HA is just a simple Python application. Just run HA core in a venv on whatever OS or distro you want. As far as I see it, all these bells and whistles around Supervisor, HACS and an overengineered Docker setup is, in the context of HA, nothing but useless bloat that creates more problems than anything else. I’ve run a venv since I started with HA and never had a problem. The update to the latest security patch was one line on the CLI. A few minutes and HA was up and running again.
Well it is if like a lot of people you want the full HA experience with the supervisor. If you don’t want that then have at it.
Done a Python update lately?
I feel your pain man… anyway trying to help people who dont want to start over with lots of problem. So building this auto scripts its not yet perfect but will be gratefull if you can test it and let me know if this really help.
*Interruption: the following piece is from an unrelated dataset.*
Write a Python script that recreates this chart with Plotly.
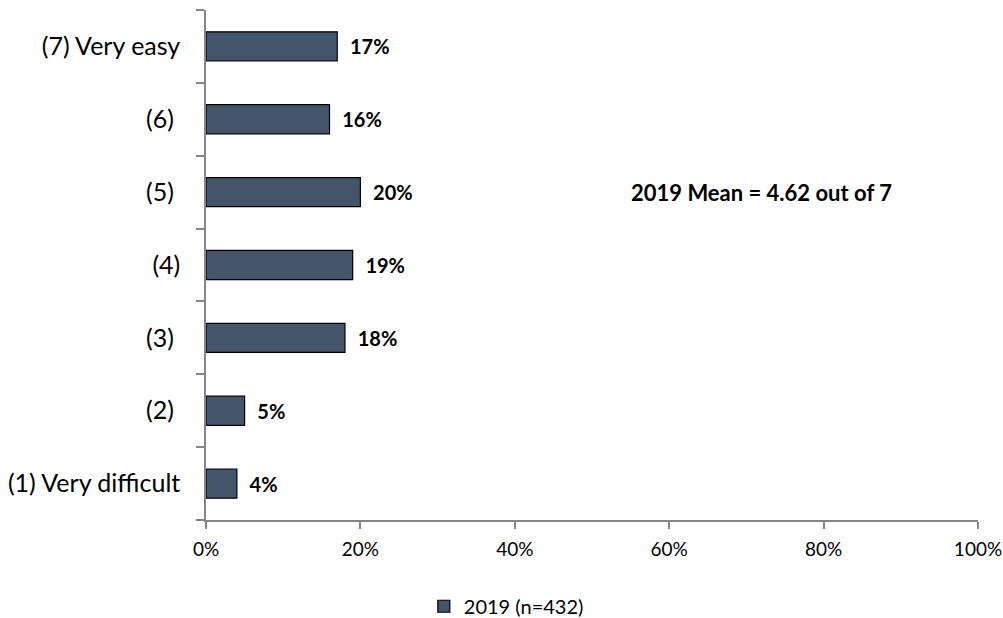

Depends on how you define ‘full HA experience’. I don’t miss any functionality running bare bones. No, you won’t get the click’n’play HACS thing and you need to manage your custom integrations and backups manually. Which is actually a good thing. Since the OP says he is running a rather big server, doing this should not be a big deal for him. On the upside, you don’t have to change your entire OS for it. I’d consider this a much better ‘full HA experience’.
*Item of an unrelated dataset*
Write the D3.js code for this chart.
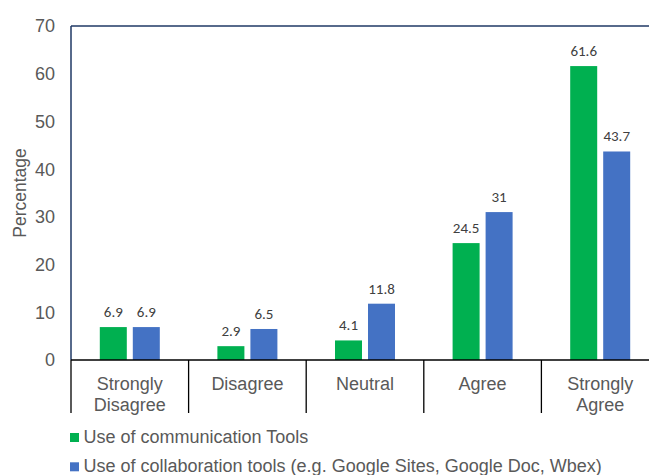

Yup, all the time. No big deal to recompile Python from source. And btw, you can update to the latest HA version without updating Python, it still runs on 3.7.
He like many other people prefer the Supervised install otherwise he wouldn’t be here complaining!
You are also showing ignorance because HACS is available for every HA installation method. You just don’t have the addons provided by a supervised installation and MANY people prefer that instead of battling with installing components manually.
A once off change. I don’t consider that much of a burden and for novice users, having to source and install additional functionality from a Linux command line is too hard when a few clicks in supervised gets you there.
Well there are plenty of threads similar to this one except complaining about updating python every year and likewise, that is not that easy for a novice user.
In any case, the poster in this thread is looking to continue running supervised.
A change that is absolutely unacceptable in many cases. And it seems that for the OP, it is not acceptable either.
Yes, I agree. But since the OP says he’s already running a substantial Ubuntu server, we’re not talking about a total novice here. A few (rather simple) manipulations on the command line should not be an issue for someone running a Linux based server already.
Is he really ? Or maybe he’s just not aware that there are alternatives ? In any case, running a venv would be a good solution for the OP to continue running on Ubuntu with only very little loss of functionality, if any. Something the OP could at least consider as a way out of his unfortunate situation.